跳表是什么？计算机专业的同学毕业了也不一定听说过，因为课本上根本没有跳表。包括鼎鼎大名的《算法4》和《算法导论》都没有提及跳表这一数据结构。我也是在看面经的过程中发现的，我发现大多数关于跳表的问题都会涉及到 redis ，于是我就去找了本《Redis设计与实现》，看看其中关于跳表的描述，差不多就知道了跳表是个什么玩意。然后再去Google看一些大牛的分析文章，自己再将其总结一遍。

定义

跳表本质上其实就是个优化后的双向链表，是可以进行二分查找的有序链表。

跳表是一个随机化的数据结构，可以被看做二叉树的一个变种，它在性能上和红黑树，AVL树不相上下，但是跳表的原理非常简单，目前在 Redis 和 LeveIDB 中都有用到。

复杂度

算法	平均	最差
空间	$O(N)$	$O(NlogN)$
搜索	$O(logN)$	$O(N)$
插入	$O(logN)$	$O(N)$
删除	$O(logN)$	$O(N)$

原理

既然跳表的本质是个双向链表，那么它是如何进行二分查找的呢？当然不是重载运算符加号 “+”，再一个一个加上去。那么一个链表要如何才能实现二分查找呢？这就是理解跳表的核心问题。

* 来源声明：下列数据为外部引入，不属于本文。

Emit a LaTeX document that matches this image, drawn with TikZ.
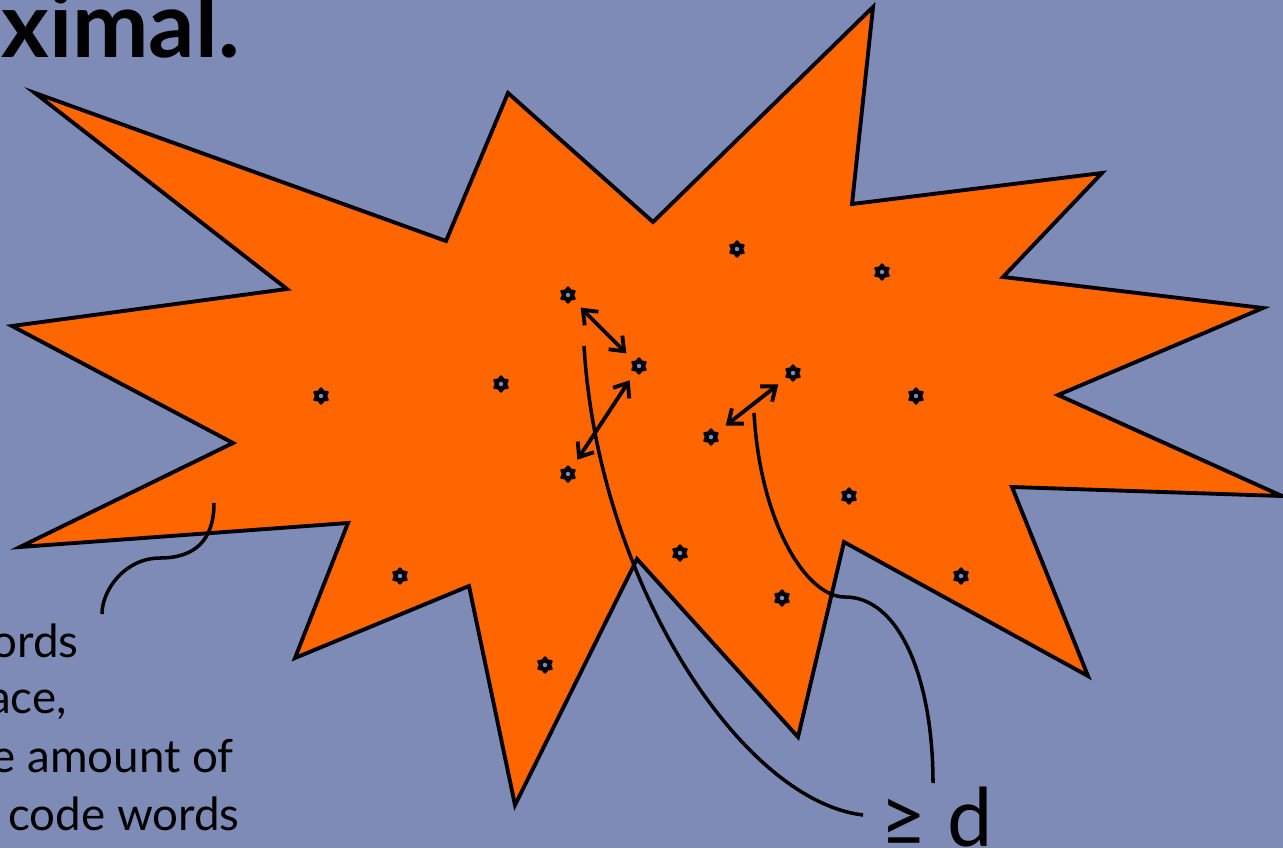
\documentclass[tikz,border=0pt]{standalone}
\usepackage{fontspec}
\setmainfont{Lato}
\usepackage{xcolor}
\usetikzlibrary{
	arrows.meta,
	shapes.geometric
}
\definecolor{slate}{RGB}{127,139,183}
\definecolor{blast}{RGB}{255,102,0}

\begin{document}
\begin{tikzpicture}[
        x=0.02cm, y=-0.02cm,
        >={Straight Barb[length=7pt,width=11pt]},
        % code word marker
        cw/.style={
            star, star points=6, star point ratio=1.5,
            fill=black, draw=black, line width=1.4pt, line join=round,
            minimum size=0.3cm, inner sep=0pt,
            path picture={
                \fill[slate] (path picture bounding box.center) circle (0.045cm);
            }
        },
        % the burst shape
        blob/.style={fill=blast, draw=black, line width=2.2pt, line join=miter},
        % distance arrows
        dist/.style={<->, line width=2.2pt, shorten <=6pt, shorten >=6pt},
        brace/.style={line width=2pt},
        txt/.style={font=\fontsize{26}{30}\selectfont, inner sep=0pt, anchor=base east}
    ]

        % ====================
        % background
        % ====================
        \useasboundingbox (0,0) rectangle (1283,848);
        \clip (0,0) rectangle (1283,848);
        \fill[slate] (0,0) rectangle (1283,848);

        % ====================
        % burst
        % ====================
        \path[blob] (35,93) -- (446,241) -- (508,93) -- (653,222) -- (873,7)
            -- (852,204) -- (1102,173) -- (1003,277) -- (1263,308) -- (1058,395)
            -- (1282,496) -- (1012,487) -- (1088,676) -- (844,542) -- (798,737)
            -- (637,559) -- (515,805) -- (469,586) -- (295,658) -- (348,523)
            -- (20,547) -- (233,443) -- (12,326) -- (287,289) -- cycle;

        % ====================
        % code words
        % ====================
        \node[cw] (cw1) at (568,295) {};
        \node[cw] (cw2) at (737,249) {};
        \node[cw] (cw3) at (882,272) {};
        \node[cw] (cw4) at (639,366) {};
        \node[cw] (cw5) at (501,384) {};
        \node[cw] (cw6) at (321,396) {};
        \node[cw] (cw7) at (793,373) {};
        \node[cw] (cw8) at (916,396) {};
        \node[cw] (cw9) at (711,437) {};
        \node[cw] (cw10) at (568,474) {};
        \node[cw] (cw11) at (849,496) {};
        \node[cw] (cw12) at (680,553) {};
        \node[cw] (cw13) at (400,576) {};
        \node[cw] (cw14) at (782,598) {};
        \node[cw] (cw15) at (961,576) {};
        \node[cw] (cw16) at (545,665) {};

        % distances between neighbours
        \draw[dist] (cw1) -- (cw4);
        \draw[dist] (cw4) -- (cw10);
        \draw[dist] (cw7) -- (cw9);

        % ====================
        % labels
        % ====================
        \node[font=\fontsize{52}{58}\selectfont\bfseries, inner sep=0pt, anchor=base east] (ttl) at (240,58) {ximal.};

        \node[txt] (l1) at (79,657) {ords};
        \node[txt] (l2) at (67,713) {ace,};
        \node[txt] (l3) at (234,772) {e amount of};
        \node[txt] (l4) at (240,830) {code words};

        \node[font=\fontsize{46}{50}\selectfont, inner sep=0pt, anchor=base west] (gd) at (880,846) {≥ d};

        % ====================
        % braces
        % ====================
        \coordinate (b1s) at (584,346);
        \coordinate (b1e) at (863,815);
        \coordinate (b2s) at (754,413);
        \coordinate (b2m) at (845,597);
        \coordinate (b2e) at (933,783);
        \coordinate (b3s) at (214,503);
        \coordinate (b3m) at (160,558);
        \coordinate (b3e) at (102,614);

        \draw[brace] (b1s) .. controls (598,580) and (740,800) .. (b1e);
        \draw[brace] (b2s) .. controls (760,520) and (805,597) .. (b2m)
            .. controls (900,597) and (933,680) .. (b2e);
        \draw[brace] (b3s) .. controls (214,540) and (195,558) .. (b3m)
            .. controls (125,558) and (102,590) .. (b3e);

    \end{tikzpicture}
\end{document}
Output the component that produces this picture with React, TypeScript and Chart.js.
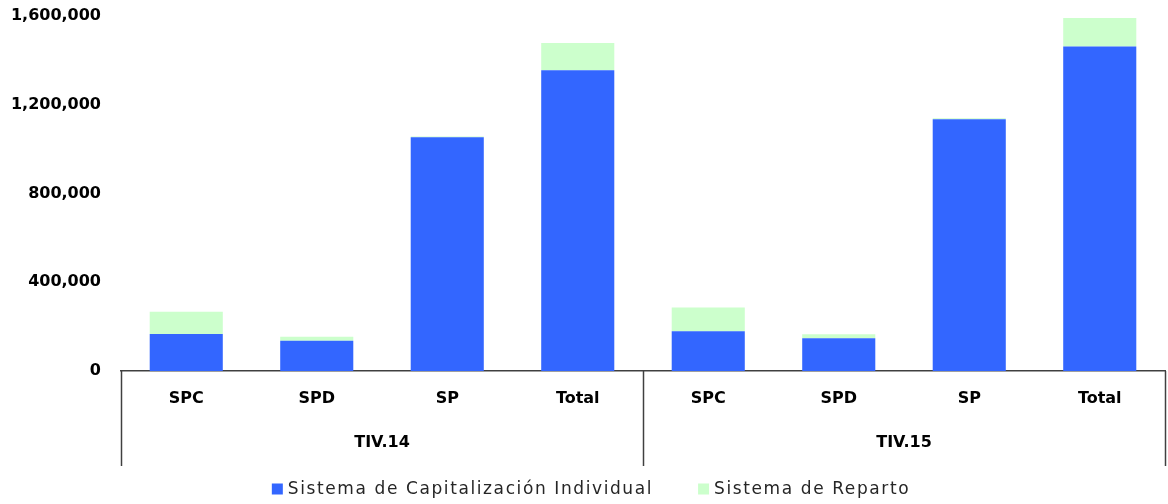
import React, { useEffect, useRef } from "react";
import { Chart, registerables } from "chart.js";

Chart.register(...registerables);

const categories = ["SPC", "SPD", "SP", "Total", "SPC", "SPD", "SP", "Total"];
const groups = ["TIV.14", "TIV.15"];
const capitalizacion = [167000, 136000, 1053000, 1356000, 179000, 148000, 1135000, 1462000];
const reparto = [100000, 18000, 4000, 122000, 107000, 18000, 4000, 129000];
const seriesNames = ["Sistema de Capitalización Individual", "Sistema de Reparto"];
const seriesColors = ["#3366FF", "#CCFFCC"];

const separatorPlugin = {
  id: "groupSeparators",
  afterDraw(chart: any) {
    const { ctx, chartArea, scales } = chart;
    const x = scales.x;
    const mid = (x.getPixelForValue(3) + x.getPixelForValue(4)) / 2;
    const xs = [chartArea.left, mid, chartArea.right];
    ctx.save();
    ctx.strokeStyle = "#404040";
    ctx.lineWidth = 1.5;
    xs.forEach((px) => {
      ctx.beginPath();
      ctx.moveTo(Math.round(px) + 0.5, chartArea.bottom);
      ctx.lineTo(Math.round(px) + 0.5, chartArea.bottom + 95);
      ctx.stroke();
    });
    ctx.restore();
  },
};

const legendPlugin = {
  id: "bottomLegend",
  afterDraw(chart: any) {
    const { ctx, width, height } = chart;
    const datasets = chart.data.datasets;
    ctx.save();
    ctx.font = "17px 'DejaVu Sans', sans-serif";
    (ctx as any).letterSpacing = "1.6px";
    ctx.textBaseline = "middle";
    ctx.textAlign = "left";
    const box = 11;
    const gapBoxText = 5;
    const gapItems = 45;
    const widths = datasets.map((d: any) => ctx.measureText(d.label).width);
    const total = widths.reduce((a: number, w: number) => a + box + gapBoxText + w, 0) + gapItems * (datasets.length - 1);
    let x = width / 2 + 7 - total / 2;
    const cy = height - 15;
    datasets.forEach((d: any, i: number) => {
      ctx.fillStyle = d.backgroundColor;
      ctx.fillRect(x, cy - box / 2, box, box);
      x += box + gapBoxText;
      ctx.fillStyle = "#262626";
      ctx.fillText(d.label, x, cy + 1);
      x += widths[i] + gapItems;
    });
    ctx.restore();
  },
};

export default function App() {
  const ref = useRef<HTMLCanvasElement>(null);
  useEffect(() => {
    if (!ref.current) return;
    const chart = new Chart(ref.current, {
      type: "bar",
      data: {
        labels: categories,
        datasets: [
          {
            label: seriesNames[0],
            data: capitalizacion,
            backgroundColor: seriesColors[0],
            borderWidth: 0,
          },
          {
            label: seriesNames[1],
            data: reparto,
            backgroundColor: seriesColors[1],
            borderWidth: 0,
          },
        ],
      },
      options: {
        animation: false,
        responsive: true,
        maintainAspectRatio: false,
        layout: { padding: { top: 16, right: 3, left: 0, bottom: 38 } },
        datasets: { bar: { barPercentage: 0.56, categoryPercentage: 1 } },
        plugins: {
          legend: { display: false },
          tooltip: { enabled: false },
        },
        scales: {
          x: {
            stacked: true,
            weight: 0,
            grid: { display: false, drawTicks: false },
            border: { display: true, color: "#404040", width: 1.5 },
            ticks: {
              color: "#000000",
              padding: 18,
              maxRotation: 0,
              autoSkip: false,
              font: { family: "'DejaVu Sans', sans-serif", size: 16, weight: "bold" },
            },
            afterFit(scale: any) {
              scale.height = 45;
            },
          },
          x2: {
            type: "category",
            labels: groups,
            position: "bottom",
            offset: true,
            weight: 1,
            grid: { display: false, drawTicks: false },
            border: { display: false },
            ticks: {
              color: "#000000",
              padding: 17,
              maxRotation: 0,
              autoSkip: false,
              font: { family: "'DejaVu Sans', sans-serif", size: 16, weight: "bold" },
            },
            afterFit(scale: any) {
              scale.height = 50;
            },
          },
          y: {
            stacked: true,
            min: 0,
            max: 1600000,
            grid: { display: false, drawTicks: false },
            border: { display: false },
            ticks: {
              stepSize: 400000,
              padding: 20,
              color: "#000000",
              font: { family: "'DejaVu Sans', sans-serif", size: 16, weight: "bold" },
              callback: (v: any) => Number(v).toLocaleString("en-US"),
            },
            afterFit(scale: any) {
              scale.width = 121;
              scale.paddingTop = 0;
              scale.paddingBottom = 0;
            },
          },
        },
      },
      plugins: [separatorPlugin, legendPlugin],
    });
    return () => chart.destroy();
  }, []);
  return (
    <div style={{ position: "fixed", left: 0, top: 0, width: 1168, height: 504, background: "#fff" }}>
      <canvas ref={ref} />
    </div>
  );
}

我们不妨从时间复杂度的角度逆向进行分析吧！跳表的搜索、插入和删除的平均时间复杂度都是 $O(logN)$ ，这个时间复杂度一般对应的就是二分法。如果我们实现了二分查找，那么搜索的时间复杂度就能满足。如果搜索的时间复杂度为 $O(logN)$ ，那么插入的时间复杂度就是 $O(logN)$ 的查找插入位置 + $O(1)$ 的插入，也就是 $O(logN)$ 的时间复杂度，同理删除也能达到 $O(logN)$ 的时间复杂度。

现在我们的问题就是跳表是如何实现二分查找的？

答案是多级指针。什么意思呢？就是一个跳表的结点里面有一个基础的前向指针和后向指针，但是该结点可能会存在多个多级前向指针指针指向前面不同距离的结点。如图：

搜索时先从头结点的最高级指针遍历，如果下一结点值大于目标值，那么就说明目标值在当前结点和下一节点之间。于是在该结点我们取低一级指针，继续向前遍历，同样找到第一个大于目标值的结点，再该结点前一个结点停下，继续取低一级指针，依次循环以上操作，直到最后取到最低一级指针，也就是最原始的指针（指针指向下一节点，不会跳过结点）。当到达最低一级指针时，我们已经离目标值很近了，因此只需要简单的向前遍历就好了。如图：

实现

我们就以 redis-6.0.5（当前最新稳定版）中的实现为例，看一下跳表是如何实现的。

跳表结构

typedef char *sds; //sds.h

/* ZSETs use a specialized version of Skiplists */
  typedef struct zskiplistNode {
      sds ele; 
      double score;
      struct zskiplistNode *backward;                                                                                                
      struct zskiplistLevel {
          struct zskiplistNode *forward;
          unsigned long span;
      } level[];
  } zskiplistNode;
  
  typedef struct zskiplist {
      struct zskiplistNode *header, *tail;
      unsigned long length;
      int level;
  } zskiplist;

在文件 server.h 中我们可以看到跳表就是一个没有方法只有成员变量的结构体（C语言实现）。其中 zskiplistNode 是跳表结点，zskiplist 是跳表加上头尾结点将跳表结点包装起来的一个列表结构。

zskiplistNode

ele 是个字符指针，应该是指向结点要存储的用户数据。
score 是个 double 类型的分值，跳表就是以该值进行比较排序的
backward 后向指针，指向后面一个结点（上一个）。用来逆向访问，不过每个结点只有一个后向指针，因此每次只能后退至前一个结点。
level[] 是个结构数组，里面每个元素都存储了一个前向指针和一个无符号的长整型变量。结构数组的大小就是该结点的层数。结构体中的变量：
- forward 前向指针，指向前一个结点（下一个）
- span 跨度，表示与前一个结点的距离，用来计算每个结点在跳表中的按大小排列的排位：在查找某个结点的过程中，将沿途访问过的所有层的跨度累计起来，得到的结果就是该节点在跳跃表中的排位。

zskiplist

header 头结点。用来在$O(1)$的时间复杂度内定位头结点
tail 尾结点。用来在$O(1)$的时间复杂度内定位尾结点
length 表中结点数量。用来在$O(1)$的时间复杂度内得到跳跃表的长度
level 表中层数最大结点的层数。用来在$O(1)$的时间复杂度内获得跳表中层数最高的结点的层数。注意表头结点的层高不算在内。

一个例子

带有不同层高的结点之间的指向关系

创建跳表

我们看到zslCreate函数就是创建并返回一个空的跳表，其中头结点被赋值，但尾结点被赋值为NULL。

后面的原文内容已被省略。